Orléans office complex announced, no tenants yet
By David Reevely, OTTAWA CITIZEN September 12, 2013
OTTAWA — Hoping that higher-class office space will attract the high-end jobs that Orléans has always found so elusive, politicians and developer Groupe Brigil announced plans for an office and conference hall complex near Trim Road Thursday morning.
The only thing missing is a tenant.
The plans include a 370,000-square-foot office building, medium-sized by downtown standards but by far the largest of its type in the east end, plus a 67,000-square-foot hall for big meetings and parties and some more routine retail space, on a piece of land north of Highway 174. It’ll also have “a residential component,” 800 units more in keeping with other Brigil projects nearby — this proposal is called “Petrie’s Landing III,” following two previous phases that have been focused on housing.
In theory, there’ll be room for up to 2,100 workers, though it’s not yet clear who they’ll work for: Often announcements of this type feature politicians and a big-time employer, with the builder taking a back seat. In this case, it’s clear Brigil is making an investment and taking a risk, but the hope is that having the office space will attract employers, not that employers want to move in and need office space to move into.
“If you build it, they will come,” Coun. Bob Monette argued. He’s shepherded the plans for months and has fought at the council table to get “good jobs” to Orléans, including with subsidy programs.
Brigil first presented a version of the plan in public last March, at a meeting of city council’s planning committee. At the time, it involved an expansion of the nearby trades-education centre run by La Cité collégiale, an idea that appears to have evaporated.

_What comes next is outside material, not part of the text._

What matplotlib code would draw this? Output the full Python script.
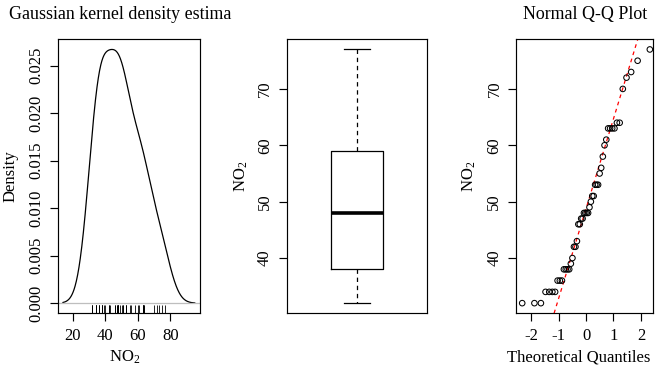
import numpy as np
import matplotlib
matplotlib.use("Agg")
import matplotlib.pyplot as plt
from statistics import NormalDist

# ---------------- data ----------------
no2 = [32, 32, 32, 34, 34, 34, 34, 36, 36, 36, 38, 38, 38, 38, 39, 40, 42, 42,
       43, 46, 46, 47, 47, 48, 48, 48, 48, 49, 50, 51, 51, 53, 53, 53, 55, 56,
       58, 60, 61, 63, 63, 63, 63, 64, 64, 70, 72, 73, 75, 77]

density_yticks = [0.000, 0.005, 0.010, 0.015, 0.020, 0.025]
density_xticks = [20, 40, 60, 80]
box_yticks = [40, 50, 60, 70]
qq_xticks = [-2, -1, 0, 1, 2]
qq_yticks = [40, 50, 60, 70]

box_whislo = 32
box_q1 = 38
box_med = 48
box_q3 = 59
box_whishi = 77

bw_adjust = 1.16

title_left = "Gaussian kernel density estima"
title_right = "Normal Q-Q Plot"
xlab_left = r"NO$_{\mathregular{2}}$"
ylab_left = "Density"
ylab_mid = r"NO$_{\mathregular{2}}$"
xlab_right = "Theoretical Quantiles"
ylab_right = r"NO$_{\mathregular{2}}$"

# ---------------- style ----------------
plt.rcParams["font.family"] = ["Liberation Serif", "DejaVu Serif"]
plt.rcParams["mathtext.fontset"] = "custom"
plt.rcParams["mathtext.rm"] = "Liberation Serif"
plt.rcParams["mathtext.it"] = "Liberation Serif:italic"
plt.rcParams["axes.unicode_minus"] = False

W, H = 661, 373
fig = plt.figure(figsize=(W / 100, H / 100), dpi=100)

def px_axes(left, top, right, bottom):
    return fig.add_axes([left / W, 1 - bottom / H, (right - left) / W, (bottom - top) / H])

TOP, BOT = 39.3, 313.3
ax1 = px_axes(57.7, TOP, 200.0, BOT)
ax2 = px_axes(286.7, TOP, 427.3, BOT)
ax3 = px_axes(516.0, TOP, 653.3, BOT)

FS = 12
LW = 0.85

def r_style(ax):
    for s in ax.spines.values():
        s.set_linewidth(LW)
        s.set_color("black")
    ax.tick_params(direction="out", length=5.8, width=LW, labelsize=FS, colors="black")
    ax.tick_params(axis="x", pad=5)
    ax.tick_params(axis="y", pad=4)

def rot_ylabels(ax):
    for lab in ax.get_yticklabels():
        lab.set_rotation(90)
        lab.set_va("center")
        lab.set_ha("right")

# ---------------- panel 1: kernel density ----------------
x = np.asarray(no2, dtype=float)
n = len(x)
sd = x.std(ddof=1)
iqr = np.percentile(x, 75) - np.percentile(x, 25)
bw = bw_adjust * 0.9 * min(sd, iqr / 1.34) * n ** (-0.2)
grid = np.linspace(x.min() - 3 * bw, x.max() + 3 * bw, 512)
dens = np.exp(-0.5 * ((grid[:, None] - x[None, :]) / bw) ** 2).sum(axis=1) / (n * bw * np.sqrt(2 * np.pi))

ax1.plot(grid, dens, color="black", lw=0.9)
ax1.axhline(0, color="#bebebe", lw=0.9)
ax1.vlines(x, 0, 0.03, transform=ax1.get_xaxis_transform(), color="black", lw=0.6)
xr = grid.max() - grid.min()
ax1.set_xlim(grid.min() - 0.04 * xr, grid.max() + 0.04 * xr)
ymax = dens.max()
ax1.set_ylim(-0.04 * ymax, 1.04 * ymax)
ax1.set_xticks(density_xticks)
ax1.set_yticks(density_yticks)
ax1.set_yticklabels([f"{v:.3f}" for v in density_yticks])
r_style(ax1)
rot_ylabels(ax1)

# ---------------- panel 2: boxplot ----------------
stats = [dict(whislo=box_whislo, q1=box_q1, med=box_med, q3=box_q3, whishi=box_whishi, fliers=[])]
ax2.bxp(stats, positions=[1], widths=0.367, showfliers=False, patch_artist=False,
        boxprops=dict(color="black", lw=0.9),
        medianprops=dict(color="black", lw=2.6, solid_capstyle="butt"),
        whiskerprops=dict(color="black", lw=0.9, linestyle=(0, (3.5, 3))),
        capprops=dict(color="black", lw=0.9),
        capwidths=0.184)
ax2.set_xlim(0.5, 1.5)
yr = box_whishi - box_whislo
ax2.set_ylim(box_whislo - 0.04 * yr, box_whishi + 0.04 * yr)
ax2.set_xticks([])
ax2.set_yticks(box_yticks)
r_style(ax2)
rot_ylabels(ax2)

# ---------------- panel 3: normal QQ ----------------
srt = np.sort(x)
nd = NormalDist()
theo = np.array([nd.inv_cdf((i - 0.5) / n) for i in range(1, n + 1)])
ax3.scatter(theo, srt, s=16, facecolors="none", edgecolors="black", linewidths=0.75, zorder=3)
q1y, q3y = np.percentile(x, [25, 75])
q1x, q3x = nd.inv_cdf(0.25), nd.inv_cdf(0.75)
ax3.axline((q1x, q1y), (q3x, q3y), color="red", lw=0.9, linestyle=(0, (3, 3)), zorder=2)
tr = theo.max() - theo.min()
ax3.set_xlim(theo.min() - 0.04 * tr - 0.04, theo.max() + 0.04 * tr - 0.06)
sr = srt.max() - srt.min()
ax3.set_ylim(srt.min() - 0.04 * sr, srt.max() + 0.04 * sr)
ax3.set_xticks(qq_xticks)
ax3.set_yticks(qq_yticks)
r_style(ax3)
rot_ylabels(ax3)

# ---------------- texts ----------------
def ftext(xp, yp, s, **kw):
    fig.text(xp / W, 1 - yp / H, s, **kw)

ftext(9, 14.5, title_left, fontsize=12.9, ha="left", va="center")
ftext(584.7, 14.5, title_right, fontsize=12.9, ha="center", va="center")
ftext(125, 357, xlab_left, fontsize=FS, ha="center", va="center")
ftext(579, 357, xlab_right, fontsize=FS, ha="center", va="center")
ftext(11, 176.3, ylab_left, fontsize=FS, ha="center", va="center", rotation=90)
ftext(241, 176.3, ylab_mid, fontsize=FS, ha="center", va="center", rotation=90)
ftext(469, 176.3, ylab_right, fontsize=FS, ha="center", va="center", rotation=90)

fig.savefig("out.png", dpi=100)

In addition to having no announced tenants, this project has a second catch: It means giving up land for residential uses that the city’s official land-use plan says is reserved for employment. Brigil’s property is in one of two big chunks of Orléans that are saved for office parks and industry (the other is south of Innes Road), land that’s been chipped away for residential and retail over the years because it’s been worth a lot more as subdivisions and box stores than as office buildings nobody wants. In fact, Orléans has both the fewest jobs of any of Ottawa’s suburbs and the smallest share of available employment land.
A study the city commissioned as part of the overhaul of its citywide land-use plan it’s conducting now pointed out the problem in Orléans in particular: “If conversion is not tightly disciplined, the expectation of conversion will cause price inflation and encourage other owners to withdraw their lands in anticipation of potential conversion. The decision process should be clearly biased in favour of protecting employment lands,” said the report, written by Danix Management Ltd.
In this case, the 2,100 jobs the development could bring would be better than the city’s targets for the property, even including the part Brigil wants to carve off for housing. But it does mean the project needs more than routine zoning approval: it needs a more extensive amendment to the city’s land-use plan.
The city has also struggled with properties where developers are supposed to include both housing and big employment uses, so much so that the drafts of the current official-plan revision recommend scrapping a different designation that requires mixing the two. What happens too often is that developers promise both, usually with housing first and the offices to follow, but they never get around to building the offices.
In this case, Brigil promises the conference and banquet hall will be in the first phase but it’s otherwise not clear what’s to be built when.